Steve Ballmer interview on iPhone and my new toy

I just came across this interesting interview with Microsoft’s CEO Steve Ballmer. He talks about the iPhone (and that it wont make a huge difference in the business market) and other stuff.

That brings me to my thought on the iPhone and Apple’s strategy on the business side (not that Apple would care in any way:-) ).

First off, I am a big Apple fan and I like their Hardware and their OS a lot. Some years ago, I felt that Apple should have brought out a MacOS X for the Intel chip, now that they have done so, I still don’t understand why they don’t come out with a MacOS X for “the rest of the Intel world”, meaning not only Apple Hardware.

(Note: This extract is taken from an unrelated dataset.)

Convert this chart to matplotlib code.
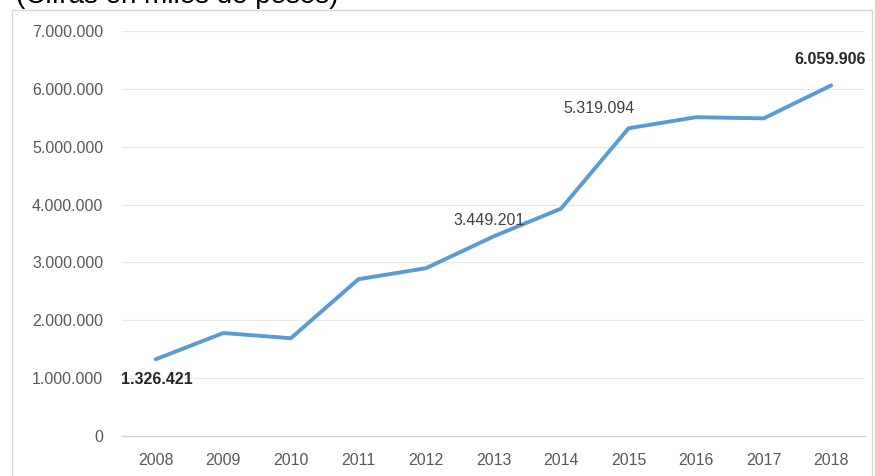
import matplotlib.pyplot as plt
from matplotlib.patches import Rectangle

plt.rcParams['font.family'] = ['Liberation Sans', 'DejaVu Sans']

years = ['2008', '2009', '2010', '2011', '2012', '2013', '2014', '2015', '2016', '2017', '2018']
values = [1326421, 1780000, 1690000, 2710000, 2900000, 3449201, 3930000, 5319094, 5510000, 5490000, 6059906]
yticks = [0, 1000000, 2000000, 3000000, 4000000, 5000000, 6000000, 7000000]


def fmt(v):
    return '{:,}'.format(v).replace(',', '.')


fig = plt.figure(figsize=(8.75, 4.76), dpi=100)

# outer chart frame
fig.patches.append(Rectangle((12 / 875, -0.05), (872 - 12) / 875, 1 - 10 / 476 + 0.05,
                             transform=fig.transFigure, fill=False,
                             edgecolor='#D9D9D9', linewidth=1))
fig.text(16 / 875, 1 - 3 / 476, '(Cifras en miles de pesos)', fontsize=20,
         color='black', va='baseline', ha='left')

ax = fig.add_axes([122 / 875, 1 - 436 / 476, (865 - 122) / 875, (436 - 31) / 476])

x = list(range(len(years)))
ax.plot(x, values, color='#5B9BD5', linewidth=2.8, solid_capstyle='round')

ax.set_xlim(-0.5, len(years) - 0.5)
ax.set_ylim(0, 7000000)
ax.set_xticks(x)
ax.set_xticklabels(years)
ax.set_yticks(yticks)
ax.set_yticklabels([fmt(v) for v in yticks])
ax.tick_params(axis='both', length=0, labelsize=11.5, colors='#595959')
ax.tick_params(axis='y', pad=13.5)
ax.tick_params(axis='x', pad=12)

for v in yticks[1:]:
    ax.axhline(v, color='#E8E8E8', linewidth=0.8, zorder=0)
for s in ['top', 'right', 'left']:
    ax.spines[s].set_visible(False)
ax.spines['bottom'].set_color('#D0D0D0')
ax.spines['bottom'].set_linewidth(1)

# data labels
ax.annotate(fmt(values[0]), (0, values[0]), xytext=(1, -14.5), textcoords='offset points',
            ha='center', va='center', fontsize=11.5, fontweight='bold', color='#262626')
ax.annotate(fmt(values[5]), (5, values[5]), xytext=(-3, 11.5), textcoords='offset points',
            ha='center', va='center', fontsize=11.5, color='#404040')
ax.annotate(fmt(values[7]), (7, values[7]), xytext=(-21, 14.5), textcoords='offset points',
            ha='center', va='center', fontsize=11.5, color='#404040')
ax.annotate(fmt(values[10]), (10, values[10]), xytext=(-1, 19), textcoords='offset points',
            ha='center', va='center', fontsize=11.5, fontweight='bold', color='#262626')

fig.savefig('out.png', dpi=100)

I understand that Apple wants to convert users to the Apple Hardware, and in the long run will succeed with it, but they could gain some momentum if they would release a MacOS X which would run everywhere right now.

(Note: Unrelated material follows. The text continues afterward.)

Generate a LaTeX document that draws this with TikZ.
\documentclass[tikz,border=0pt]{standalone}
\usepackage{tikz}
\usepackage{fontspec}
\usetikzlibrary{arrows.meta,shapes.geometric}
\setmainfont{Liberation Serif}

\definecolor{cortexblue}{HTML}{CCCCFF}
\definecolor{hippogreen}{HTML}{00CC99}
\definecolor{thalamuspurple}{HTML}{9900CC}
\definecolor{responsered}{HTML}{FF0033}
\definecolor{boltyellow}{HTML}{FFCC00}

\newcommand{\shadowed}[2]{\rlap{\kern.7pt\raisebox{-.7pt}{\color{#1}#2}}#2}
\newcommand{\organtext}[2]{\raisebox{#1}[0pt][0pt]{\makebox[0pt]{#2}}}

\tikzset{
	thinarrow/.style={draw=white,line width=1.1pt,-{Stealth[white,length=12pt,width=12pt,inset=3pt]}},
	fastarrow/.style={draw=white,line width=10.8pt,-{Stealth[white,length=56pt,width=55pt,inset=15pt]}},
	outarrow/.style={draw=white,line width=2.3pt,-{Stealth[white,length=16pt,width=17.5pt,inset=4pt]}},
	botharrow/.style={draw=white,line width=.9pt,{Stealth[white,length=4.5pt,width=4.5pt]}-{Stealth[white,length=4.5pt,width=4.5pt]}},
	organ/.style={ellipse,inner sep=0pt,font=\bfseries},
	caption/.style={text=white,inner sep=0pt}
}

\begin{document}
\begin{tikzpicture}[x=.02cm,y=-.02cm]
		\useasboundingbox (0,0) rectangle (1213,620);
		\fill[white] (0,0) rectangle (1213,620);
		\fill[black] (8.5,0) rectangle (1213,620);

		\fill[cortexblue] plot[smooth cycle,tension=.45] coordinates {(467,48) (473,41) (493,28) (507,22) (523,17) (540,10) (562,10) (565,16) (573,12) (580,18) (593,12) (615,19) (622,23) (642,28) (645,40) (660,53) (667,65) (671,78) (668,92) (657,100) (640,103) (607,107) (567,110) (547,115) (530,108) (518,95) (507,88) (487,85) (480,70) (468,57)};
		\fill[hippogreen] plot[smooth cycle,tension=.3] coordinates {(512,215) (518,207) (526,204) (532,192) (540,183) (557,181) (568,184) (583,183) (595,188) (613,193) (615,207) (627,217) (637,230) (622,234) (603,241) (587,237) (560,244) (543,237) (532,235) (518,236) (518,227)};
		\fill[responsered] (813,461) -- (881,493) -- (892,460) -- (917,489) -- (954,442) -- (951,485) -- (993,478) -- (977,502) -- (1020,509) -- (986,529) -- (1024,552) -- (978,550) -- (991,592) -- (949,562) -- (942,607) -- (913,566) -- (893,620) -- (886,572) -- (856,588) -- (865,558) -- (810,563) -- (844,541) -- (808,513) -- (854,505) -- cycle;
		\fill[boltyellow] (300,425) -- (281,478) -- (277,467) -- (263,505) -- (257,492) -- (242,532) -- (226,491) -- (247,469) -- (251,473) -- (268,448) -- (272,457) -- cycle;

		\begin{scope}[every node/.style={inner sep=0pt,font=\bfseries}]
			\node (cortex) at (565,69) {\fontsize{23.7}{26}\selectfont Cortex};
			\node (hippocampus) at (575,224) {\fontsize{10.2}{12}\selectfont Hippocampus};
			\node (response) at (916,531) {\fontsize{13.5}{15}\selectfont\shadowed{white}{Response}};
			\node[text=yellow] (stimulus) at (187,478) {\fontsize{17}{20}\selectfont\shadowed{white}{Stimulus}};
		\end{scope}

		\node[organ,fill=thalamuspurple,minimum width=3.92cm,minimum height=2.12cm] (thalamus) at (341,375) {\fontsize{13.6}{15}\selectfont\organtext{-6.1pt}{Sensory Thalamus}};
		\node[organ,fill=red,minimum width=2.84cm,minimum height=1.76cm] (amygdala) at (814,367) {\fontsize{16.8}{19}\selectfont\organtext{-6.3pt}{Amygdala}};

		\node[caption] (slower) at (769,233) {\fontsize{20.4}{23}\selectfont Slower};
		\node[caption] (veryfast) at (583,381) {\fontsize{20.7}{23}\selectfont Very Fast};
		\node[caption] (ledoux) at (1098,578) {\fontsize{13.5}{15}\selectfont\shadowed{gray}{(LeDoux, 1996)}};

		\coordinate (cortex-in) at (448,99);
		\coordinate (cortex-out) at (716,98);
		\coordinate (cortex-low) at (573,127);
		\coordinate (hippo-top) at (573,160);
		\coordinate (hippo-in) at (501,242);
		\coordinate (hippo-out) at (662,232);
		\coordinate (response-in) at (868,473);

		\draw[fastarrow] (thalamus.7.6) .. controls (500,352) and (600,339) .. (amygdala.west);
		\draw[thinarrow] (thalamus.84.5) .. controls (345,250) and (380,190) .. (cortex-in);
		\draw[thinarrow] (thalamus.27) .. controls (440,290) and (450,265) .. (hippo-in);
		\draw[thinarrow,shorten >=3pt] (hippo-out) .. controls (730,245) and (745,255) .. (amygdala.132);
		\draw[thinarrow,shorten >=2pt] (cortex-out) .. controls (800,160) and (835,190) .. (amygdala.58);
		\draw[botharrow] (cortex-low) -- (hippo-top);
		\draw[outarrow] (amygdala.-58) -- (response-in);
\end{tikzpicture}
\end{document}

There is also another factor, that I think Apple is badly missing, and it is the Business side of computing. Sure, there is a Office for the Mac and in this year there will be the Intel Version of it as well (and I can tell you it will be fast and nice (I am a MS beta tester and use Entourage 2008 right now)), but that it just not enough. Now, Apple came out with a iPhone, looks nice and sure will sell, but from an aspect of a office user, a IMAP access will just not do it. Today’s business users want to have access to their corporate email, calendars and contacts. This is something that RIM with their Blackberry and Microsoft with their Exchange Server services have realized. Constant access to any information everywhere is the key and if Apple wants to enter this market they will have to allow their users and hardware to talk directly to the mentioned services.

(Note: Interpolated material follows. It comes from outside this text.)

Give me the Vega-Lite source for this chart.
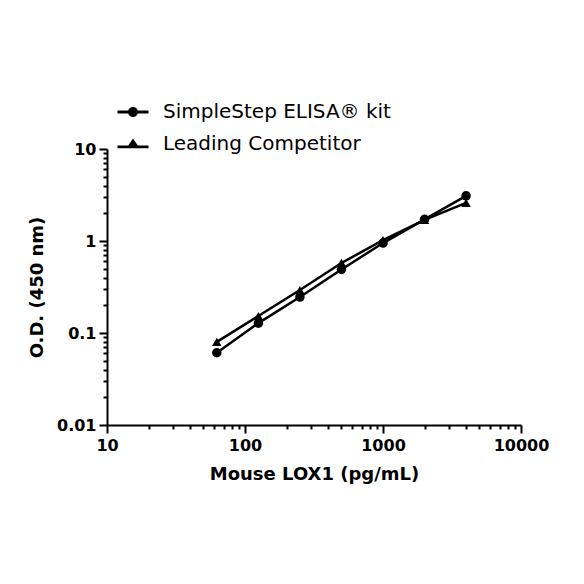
{
  "$schema": "https://vega.github.io/schema/vega-lite/v6.json",
  "width": 414,
  "height": 276,
  "autosize": {"type": "none"},
  "padding": {"left": 107, "top": 149, "right": 63, "bottom": 159},
  "background": "white",
  "config": {
    "view": {"stroke": null},
    "font": "DejaVu Sans"
  },
  "data": {
    "values": [
      {"conc": 62.5, "od": 0.061, "series": "SimpleStep ELISA® kit"},
      {"conc": 125, "od": 0.128, "series": "SimpleStep ELISA® kit"},
      {"conc": 250, "od": 0.246, "series": "SimpleStep ELISA® kit"},
      {"conc": 500, "od": 0.49, "series": "SimpleStep ELISA® kit"},
      {"conc": 1000, "od": 0.95, "series": "SimpleStep ELISA® kit"},
      {"conc": 2000, "od": 1.72, "series": "SimpleStep ELISA® kit"},
      {"conc": 4000, "od": 3.1, "series": "SimpleStep ELISA® kit"},
      {"conc": 62.5, "od": 0.08, "series": "Leading Competitor"},
      {"conc": 125, "od": 0.153, "series": "Leading Competitor"},
      {"conc": 250, "od": 0.293, "series": "Leading Competitor"},
      {"conc": 500, "od": 0.577, "series": "Leading Competitor"},
      {"conc": 1000, "od": 1.02, "series": "Leading Competitor"},
      {"conc": 2000, "od": 1.7, "series": "Leading Competitor"},
      {"conc": 4000, "od": 2.6, "series": "Leading Competitor"}
    ]
  },
  "encoding": {
    "x": {
      "field": "conc", "type": "quantitative",
      "scale": {"type": "log", "domain": [10, 10000], "nice": false},
      "axis": {
        "title": "Mouse LOX1 (pg/mL)",
        "values": [10, 20, 30, 40, 50, 60, 70, 80, 90, 100, 200, 300, 400, 500, 600, 700, 800, 900, 1000, 2000, 3000, 4000, 5000, 6000, 7000, 8000, 9000, 10000],
        "labelExpr": "(datum.value == 10 || datum.value == 100 || datum.value == 1000 || datum.value == 10000) ? '' + datum.value : ''",
        "tickSize": {"condition": {"test": "datum.value == 10 || datum.value == 100 || datum.value == 1000 || datum.value == 10000", "value": 8}, "value": 4},
        "domainColor": "black", "domainWidth": 2,
        "tickColor": "black", "tickWidth": 2,
        "labelColor": "black", "labelFont": "DejaVu Sans", "labelFontWeight": "bold", "labelFontSize": 16,
        "labelPadding": 4, "labelOverlap": false, "labelFlush": false,
        "titleColor": "black", "titleFont": "DejaVu Sans", "titleFontWeight": "bold", "titleFontSize": 18, "titlePadding": 12,
        "grid": false
      }
    },
    "y": {
      "field": "od", "type": "quantitative",
      "scale": {"type": "log", "domain": [0.01, 10], "nice": false},
      "axis": {
        "title": "O.D. (450 nm)",
        "values": [0.01, 0.02, 0.03, 0.04, 0.05, 0.06, 0.07, 0.08, 0.09, 0.1, 0.2, 0.3, 0.4, 0.5, 0.6, 0.7, 0.8, 0.9, 1, 2, 3, 4, 5, 6, 7, 8, 9, 10],
        "labelExpr": "(datum.value == 0.01 || datum.value == 0.1 || datum.value == 1 || datum.value == 10) ? '' + datum.value : ''",
        "tickSize": {"condition": {"test": "datum.value == 0.01 || datum.value == 0.1 || datum.value == 1 || datum.value == 10", "value": 8}, "value": 4},
        "domainColor": "black", "domainWidth": 2,
        "tickColor": "black", "tickWidth": 2,
        "labelColor": "black", "labelFont": "DejaVu Sans", "labelFontWeight": "bold", "labelFontSize": 16,
        "labelPadding": 3, "labelOverlap": false, "labelFlush": false,
        "titleColor": "black", "titleFont": "DejaVu Sans", "titleFontWeight": "bold", "titleFontSize": 18, "titlePadding": 10,
        "grid": false
      }
    }
  },
  "layer": [
    {
      "mark": {"type": "line", "color": "black", "strokeWidth": 2.5},
      "encoding": {"detail": {"field": "series"}}
    },
    {
      "mark": {"type": "point", "filled": true, "color": "black", "opacity": 1, "size": 90},
      "encoding": {
        "shape": {
          "field": "series", "type": "nominal",
          "scale": {"domain": ["SimpleStep ELISA® kit", "Leading Competitor"], "range": ["circle", "triangle-up"]},
          "legend": null
        }
      }
    },
    {
      "transform": [{"filter": "false"}],
      "mark": {"type": "point", "filled": true, "color": "black", "opacity": 1, "size": 100},
      "encoding": {
        "shape": {
          "field": "series", "type": "nominal",
          "scale": {"domain": ["SimpleStep ELISA® kit", "Leading Competitor"], "range": ["M-3.1,-0.28H3.1V0.28H-3.1Z M1,0A1,1 0 1,1 -1,0A1,1 0 1,1 1,0Z", "M-3.1,0.3H3.1V0.86H-3.1Z M0,-1.1L1.15,0.6L-1.15,0.6Z"]},
          "legend": {
            "title": null,
            "orient": "none",
            "legendX": 16,
            "legendY": -47,
            "symbolSize": 100,
            "symbolOpacity": 1,
            "labelFont": "DejaVu Sans",
            "labelFontSize": 20,
            "labelColor": "black",
            "labelOffset": 20,
            "rowPadding": 12,
            "labelLimit": 400
          }
        }
      }
    }
  ],
  "resolve": {"scale": {"shape": "independent"}}
}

Nevertheless, one can use today’s business solution with a Mac already. This leads me to our setup we have here.

We got a Exchange Server 2003 installed, that handles our eMail, Calendar and Contacts for the Office. Since SP2 of the Exchange Server Microsoft features the Push-eMail functionality. Thus one can use a Active Sync enabled Phone to deliver eMails directly to mobile devices. Now we just installed a Blackberry Enterprise Server so that Blackberry users can access the Exchange Server, also. As a Mac user, we have Entourage installed which allows us direct access to the Exchange Server. This setup works great. Adding a calendar event within Entourage, syncs it within minutes with the mobile device and vice versa. Same goes with the eMail.

Regarding the Blackberry, I personally switched to a Blackberry device as well. The Windows Mobile device I used to use, drove me crazy. Windows sometimes refused to sync correctly with the Exchange Server, sometimes I could not pick up calls, in the end I had to reboot the device every day just to get it working correctly. I hope this will now be over with the use of the Blackberry device.